Interpersonal Skills
To be successful at selling, you've got to have a natural affinity with other people and to be comfortable with strangers. You don't want somebody who is uncomfortable with the idea of meeting new people and making new friends on a daily basis.. You need to be willing to work the room and capture every possible lead that's going from the people you meet. Good natured -- but fierce -- competition is to be encouraged in the sales force - so make sure your recruitment looks for a competitiveness that borders on aggressive at times. Make sure that mediocrity abhors your new hire and along with the other relationship traits you'll have somebody who expects to over-achieve and who will be frustrated and angry with themself if they get just average results.

Motivation & Attitudes To Work
Clearly ambitious people are going to make the best sellers for you.

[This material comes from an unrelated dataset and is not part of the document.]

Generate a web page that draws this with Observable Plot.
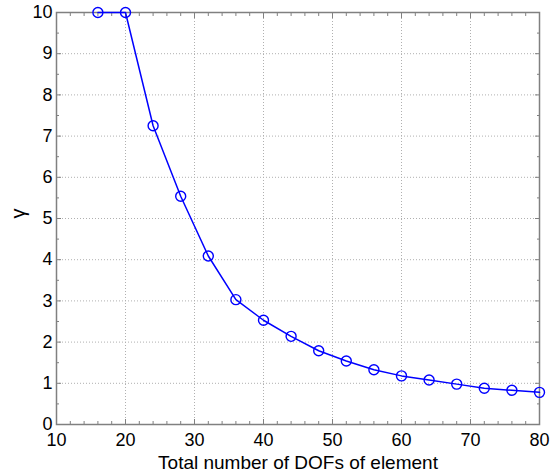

The perfect salesperson is going to have a fire in their belly that drives them to achieve, be organised and a planner so that they're always in control of their goals. You must also look for enough follow-through to see a plan through to successful completion, rather than giving up before they get results.} A real sense of urgency drives our perfect bionic woman to get the next sale, to make the next appointment, to close the deals. She just won't rest until the target is smashed, every single month. Fiendishly busy people make fiendishly good sellers!

Control-Freaks?!!!
High performers in almost every walk of life have some level of need to be in control. They will not quietly do their own job and ignore everybody else - they'll have an opinion about their peers and tell you what to do about them, too -- nobody said that managing high performers is meant to be easy! They'll burn bridges with the administration department and tell you that the operations department is inflexible and failing. They'll be arrogant and demanding SOB's, but worth all the hassle in the extra sales they produce. Look for low levels of deference - you want that feisty, sharp sense of being right in your sales team - not easy to manage, but you did say you wanted high sales, right?

First Impression
A crucial trait that's often missed or ignored as unimportant is the power of making a strong first impression. In the first few moments of meeting somebody, you set the tone for the next 15-20 times you'll see that person Getting it wrong may prevent a relationship from ever having the chance to form. What this means is that if you're hiring somebody to be a great salesperson, you'd better make sure that you're impressed with them from the moment you first speak to them on the phone, or when they first set foot in your office.